Les 6 principes du management compassionnel

Relativiser le stress. Le stress est une réponse physiologique naturelle face à l’incertitude. Il ne faut donc ni le nier ni lutter contre mais plutôt réfléchir à la manière de l’amoindrir. Le manager joue alors un rôle essentiel par sa capacité à prendre en compte le stress de chacun et à veiller aux moins résilients par une conduite personnalisée de réduction du stress. Il est notamment important que chacun puisse l’exprimer et mettre des mots dessus pour en réduire l’impact, et s’apercevoir surtout qu’il n’est pas le seul à avoir un tel ressenti.
Ne pas ignorer le ressenti des collaborateurs et comprendre leurs incertitudes. Il est nécessaire de ne pas laisser sous silence les inquiétudes de chacun, car, comme nous l’avons déjà dit, le stress et l’inquiétude sont des signaux naturels. Le manager doit donc les laisser s’exprimer librement en organisant des temps de paroles afin qu’elles ne parasitent pas le temps de travail et ne surtout pas les taire.
Redonner aux collaborateurs le sentiment de reprendre le contrôle. Le manager doit autant que possible aider les membres de ses équipes à se concentrer sur leurs missions et objectifs. Il doit veiller à ne pas laisser les discussions liées à l’incertitude prendre le pas sur le travail mais aussi faire attention à ce que les plus fragiles n’entraînent pas l’ensemble de l’équipe dans leur sillage.
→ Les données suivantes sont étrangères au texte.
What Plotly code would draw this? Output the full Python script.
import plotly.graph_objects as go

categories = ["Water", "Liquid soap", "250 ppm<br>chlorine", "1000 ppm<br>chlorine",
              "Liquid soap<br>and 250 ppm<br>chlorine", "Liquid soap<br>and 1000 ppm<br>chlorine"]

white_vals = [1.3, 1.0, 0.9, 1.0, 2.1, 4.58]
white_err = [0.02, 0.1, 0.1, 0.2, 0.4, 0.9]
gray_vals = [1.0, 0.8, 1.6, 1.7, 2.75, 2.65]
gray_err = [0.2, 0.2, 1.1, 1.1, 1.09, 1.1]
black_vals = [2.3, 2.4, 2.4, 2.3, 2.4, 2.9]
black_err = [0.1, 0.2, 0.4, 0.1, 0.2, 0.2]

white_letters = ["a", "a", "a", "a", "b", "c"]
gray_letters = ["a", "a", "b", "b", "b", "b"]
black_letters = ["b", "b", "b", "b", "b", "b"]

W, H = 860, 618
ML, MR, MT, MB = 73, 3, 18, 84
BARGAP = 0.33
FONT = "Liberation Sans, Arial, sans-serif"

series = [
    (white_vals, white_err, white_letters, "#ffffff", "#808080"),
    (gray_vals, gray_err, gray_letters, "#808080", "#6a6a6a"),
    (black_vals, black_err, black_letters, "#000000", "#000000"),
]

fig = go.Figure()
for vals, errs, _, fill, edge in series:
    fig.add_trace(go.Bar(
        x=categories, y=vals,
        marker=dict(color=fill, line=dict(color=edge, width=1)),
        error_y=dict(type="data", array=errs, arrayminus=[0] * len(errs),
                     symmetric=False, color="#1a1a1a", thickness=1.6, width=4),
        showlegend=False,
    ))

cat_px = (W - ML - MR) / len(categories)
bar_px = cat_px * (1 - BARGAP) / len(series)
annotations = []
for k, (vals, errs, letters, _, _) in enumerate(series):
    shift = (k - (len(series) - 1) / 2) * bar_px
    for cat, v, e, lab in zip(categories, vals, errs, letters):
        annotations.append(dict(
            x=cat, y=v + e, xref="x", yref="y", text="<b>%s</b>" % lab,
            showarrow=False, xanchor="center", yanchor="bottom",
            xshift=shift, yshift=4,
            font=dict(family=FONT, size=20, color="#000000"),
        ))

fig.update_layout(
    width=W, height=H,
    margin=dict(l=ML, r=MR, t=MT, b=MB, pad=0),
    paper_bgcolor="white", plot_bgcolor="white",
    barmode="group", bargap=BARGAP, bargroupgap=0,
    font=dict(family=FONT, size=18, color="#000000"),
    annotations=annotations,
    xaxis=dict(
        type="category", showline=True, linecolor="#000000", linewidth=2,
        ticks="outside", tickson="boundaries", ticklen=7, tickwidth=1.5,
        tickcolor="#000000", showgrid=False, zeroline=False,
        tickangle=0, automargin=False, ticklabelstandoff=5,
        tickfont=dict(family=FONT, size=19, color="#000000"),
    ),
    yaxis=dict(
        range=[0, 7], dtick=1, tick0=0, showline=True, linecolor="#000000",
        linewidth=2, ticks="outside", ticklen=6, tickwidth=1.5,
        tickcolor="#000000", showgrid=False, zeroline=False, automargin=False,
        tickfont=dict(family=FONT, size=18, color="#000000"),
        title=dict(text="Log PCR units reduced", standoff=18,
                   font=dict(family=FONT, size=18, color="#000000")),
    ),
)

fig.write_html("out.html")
Ne pas laisser les incertitudes prendre le pas sur le travail. Face à l’incertitude, de nombreuses personnes se sentent paralysées, incapables d’effectuer sereinement des tâches d’habitudes quotidiennes. Il faut donc lutter contre ce sentiment de paralysie. Le manager doit veiller à être plus présent et disponible dans cette phase de changement. Il doit se faire rassurant mais aussi s’assurer avec doigté que le travail est bien effectué en renforçant ses actions de contrôle de la manière la moins visible possible, afin de ne pas rajouter un stress supplémentaire lié à une surveillance anormale.
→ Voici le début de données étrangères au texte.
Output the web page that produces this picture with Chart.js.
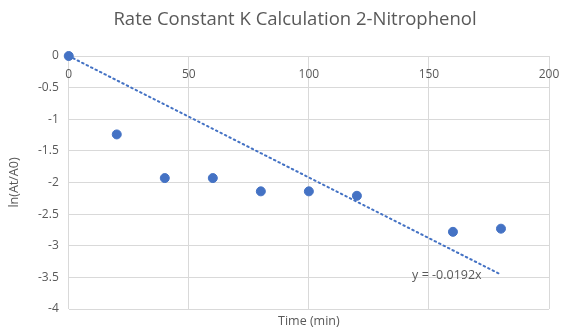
<!DOCTYPE html>
<html>
<head>
<meta charset="utf-8">
<script src="https://cdn.jsdelivr.net/npm/chart.js@4"></script>
<style>
  html, body { margin: 0; padding: 0; background: #fff; }
  #wrap { width: 562px; height: 329px; }
</style>
</head>
<body>
<div id="wrap"><canvas id="myChart" width="562" height="329"></canvas></div>
<script>
// data
let times = [0, 20, 40, 60, 80, 100, 120, 160, 180]
let lnRatio = [0, -1.24, -1.93, -1.93, -2.14, -2.14, -2.21, -2.78, -2.73]
// linear trendline through origin, y = -0.0192x
let trendX = [0, 180]
let trendY = [0, -3.456]
let trendLabel = 'y = -0.0192x'
let chartTitle = 'Rate Constant K Calculation 2-Nitrophenol'
let xTicks = [0, 50, 100, 150, 200]
let yTicks = [0, -0.5, -1, -1.5, -2, -2.5, -3, -3.5, -4]

let blue = '#4472C4'
let grey = '#595959'
let font = "'Open Sans', 'Liberation Sans', sans-serif"

let pts = times.map((t, i) => ({x: t, y: lnRatio[i]}))
let trend = trendX.map((t, i) => ({x: t, y: trendY[i]}))

// title (centred like excel, a bit right of canvas centre) + trendline equation
let textPlugin = {
  id: 'texts',
  afterDraw(chart) {
    let c = chart.ctx
    let xs = chart.scales.x, ys = chart.scales.y
    c.save()
    c.fillStyle = grey
    c.textBaseline = 'middle'
    c.font = '18.5px ' + font
    c.textAlign = 'center'
    c.fillText(chartTitle, 295, 20)
    c.font = '12.5px ' + font
    c.textAlign = 'left'
    c.fillText(trendLabel, xs.getPixelForValue(143), ys.getPixelForValue(-3.47))
    c.restore()
  }
}

// no extra room for the overhanging end labels, layout padding handles it
let noOverhang = (s) => { s.paddingLeft = 0; s.paddingRight = 0 }

let ctx = document.getElementById('myChart').getContext('2d')
let graph = new Chart(ctx, {
  type: 'scatter',
  data: {
    datasets: [{
      label: 'ln(At/A0)',
      data: pts,
      backgroundColor: blue,
      borderColor: blue,
      pointRadius: 4.5,
      pointHoverRadius: 4.5,
      showLine: false,
      clip: false,
      order: 1
    }, {
      label: 'trend',
      data: trend,
      showLine: true,
      borderColor: blue,
      borderWidth: 2,
      borderDash: [1.5, 3.5],
      borderCapStyle: 'round',
      pointRadius: 0,
      fill: false,
      order: 2
    }]
  },
  options: {
    responsive: false,
    animation: false,
    layout: { padding: { left: 7, right: 13, top: 56, bottom: 0 } },
    plugins: {
      legend: { display: false },
      tooltip: { enabled: false },
      title: { display: false }
    },
    scales: {
      x: {
        type: 'linear',
        position: { y: 0 },
        min: 0, max: 200,
        afterBuildTicks: (s) => { s.ticks = xTicks.map(v => ({value: v})) },
        afterFit: noOverhang,
        ticks: { color: grey, font: { family: font, size: 12 }, padding: 11 },
        grid: { color: '#d9d9d9', drawTicks: false },
        border: { color: '#d9d9d9' }
      },
      xt: {
        type: 'linear',
        position: 'bottom',
        min: 0, max: 200,
        afterFit: noOverhang,
        ticks: { display: false },
        grid: { display: false, drawTicks: false },
        border: { display: false },
        title: { display: true, text: 'Time (min)', color: grey, font: { family: font, size: 12.5 }, padding: { top: 5, bottom: 0 } }
      },
      y: {
        type: 'linear',
        min: -4, max: 0,
        afterBuildTicks: (s) => { s.ticks = yTicks.map(v => ({value: v})) },
        ticks: { color: grey, font: { family: font, size: 12 }, padding: 10, callback: (v) => String(v) },
        grid: { color: '#d9d9d9', drawTicks: false },
        border: { display: false },
        title: { display: true, text: 'ln(At/A0)', color: grey, font: { family: font, size: 12.5 }, padding: { top: 0, bottom: 6 } }
      }
    }
  },
  plugins: [textPlugin]
})
</script>
</body>
</html>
Permettre aux collaborateurs de prendre soin d’eux-même. Le manager n’est certes pas un parent qui dicte à ses enfants le comportement adéquat. Cependant, l’hygiène de vie et l’équilibre personnel sont essentiels pour surmonter les incertitudes. À défaut de s’immiscer dans la vie de chacun, le manager peut mettre en place un certain nombre d’actions visant à permettre aux employés de prendre soin d’eux-même par la pratique d’une activité sportive à la pause médiane, une sieste, ou l’importance d’une alimentation saine. C’est là l’occasion d’essayer de fédérer les équipes par des temps d’échange et de partage. Le manager peut aussi en profiter pour mettre en oeuvre une politique de déconnexion en dehors des heures de travail afin de réduire le stress et favoriser le sommeil des employés.
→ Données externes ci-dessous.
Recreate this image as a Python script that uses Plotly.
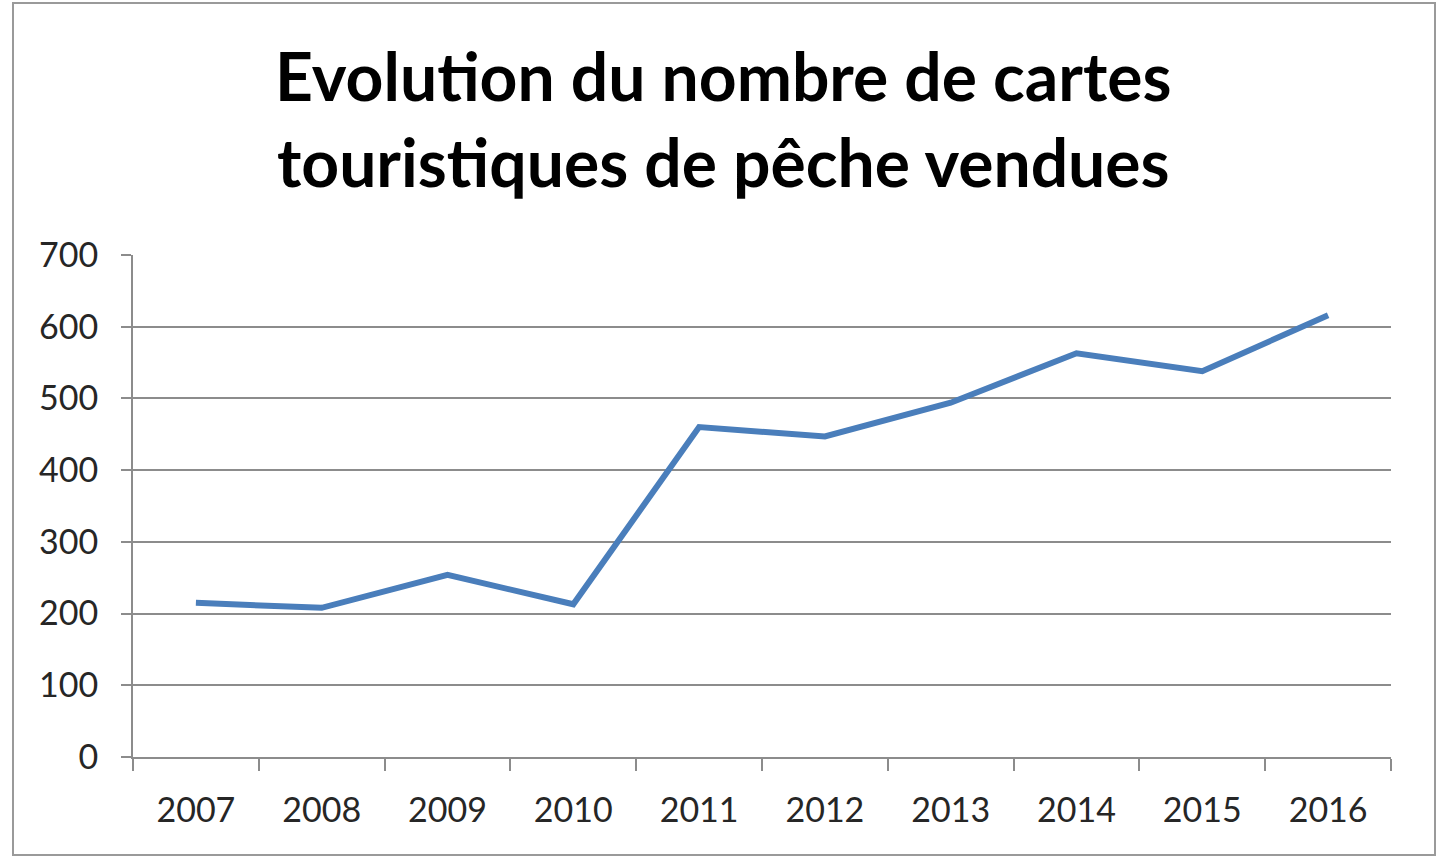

Ne pas négliger sa propre anxiété et prendre soin de soi-même. Le manager est en première ligne dès qu’il s’agit d’appuyer la gouvernance de l’entreprise dans sa stratégie de transformation. Il subit donc une pression double, pris en tenaille entre la responsabilité que fait peser la direction sur ses épaules et les attentes de ses équipes. Le manager est un rouage essentiel, la direction doit appliquer ces mêmes principes avec ses managers et favoriser les temps de discussions dans lesquels chacun pourra exprimer ses hésitations et ses solutions face à telle ou telle situation. Le manager doit comprendre ses propres sentiments et se demander : « Quel rôle ai-je envie de jouer ? Qu’y-a-t’il de plus important pour moi ? Quelles sont mes valeurs ? » En étant en phase avec lui-même, le manager réduit sa propre anxiété et le sentiment de perdre lui-même le contrôle.